Et d’ajouter, dans une prière empreinte d’émotion :

« Je vous adresse mes sincères condoléances et l’expression de ma profonde compassion, priant Dieu le Tout-Puissant de combler notre défunt de Sa vaste miséricorde, de l’accueillir dans Son Paradis éternel auprès des véridiques, des martyrs et des justes, et d’accorder à sa famille patience et réconfort. »

Un intellectuel engagé jusqu’à la fin

Même après son retrait de la vie gouvernementale, Ahmed Taleb Ibrahimi n’a jamais cessé de s’exprimer sur l’avenir de son pays. Sa voix, respectée et écoutée, portait celle d’un homme attaché à la souveraineté, à la dignité et à l’identité de l’Algérie.

Dans ses écrits, conférences et interviews, il prônait un équilibre entre foi et raison, entre mémoire et progrès. Ses ouvrages, dont De la décolonisation à la révolution culturelle et La passion de bâtir, témoignent d’une réflexion profonde sur la formation de la conscience nationale après 1962.

En 2017, avec Ali Yahia Abdennour et Rachid Benyelles, il appelle à constater l’incapacité du président Abdelaziz Bouteflika, plaidant pour une transition politique apaisée.
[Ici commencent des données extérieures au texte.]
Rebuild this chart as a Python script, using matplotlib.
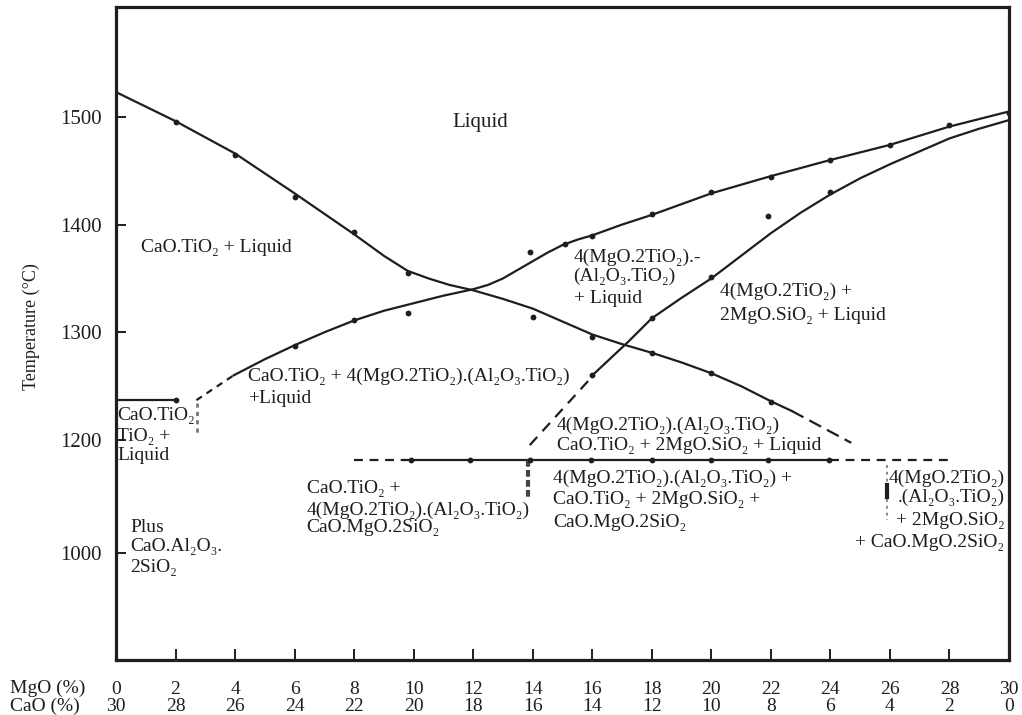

De la politique à la réflexion nationale

Homme d’État avant tout, Taleb Ibrahimi s’était éloigné du pouvoir à la fin des années 1980, après avoir quitté le ministère des Affaires étrangères. Mais il demeurait une figure morale et intellectuelle dans le débat public.

Candidat malheureux à la présidentielle de 1999, il avait refusé de cautionner un scrutin qu’il jugeait verrouillé. Quelques années plus tard, en 2004, il apportait son soutien à Ali Benflis, marquant ainsi son engagement pour un pluralisme politique réel.

Sa position, toujours mesurée, s’exprimait à travers des appels à la réforme pacifique et au dialogue. En 2019, en pleine effervescence du Hirak, il s’associe à d’autres personnalités respectées, comme Ali Yahia Abdennour et Rachid Benyelles, pour appeler au report de la présidentielle et à une transition démocratique négociée.

Quelques mois plus tard, il recevait la visite du président Abdelmadjid Tebboune, à qui il adressait « ses vœux de réussite » tout en exposant « ses idées pour l’avenir ». Ce geste illustrait son attachement au débat d’idées et à la continuité de l’État.

Un patriote visionnaire

Tout au long de sa vie, Ahmed Taleb Ibrahimi a incarné la figure du patriote cultivé et visionnaire. Ses contemporains le décrivent comme un homme de conviction, exigeant envers lui-même, fidèle à sa foi et à son pays.

Un dernier adieu à un symbole de l’Algérie indépendante

Sa disparition laisse un vide immense dans le paysage intellectuel et politique algérien. Avec lui s’éteint une génération de bâtisseurs, celle qui a connu la prison coloniale, les luttes de la Révolution et les premières années de l’indépendance.

Médecin, ministre, penseur et patriote, Ahmed Taleb Ibrahimi restera pour beaucoup le visage d’une Algérie cultivée, spirituelle et courageuse.

Sa vie, traversée par l’histoire du pays, aura été un miroir de ses espoirs et de ses combats.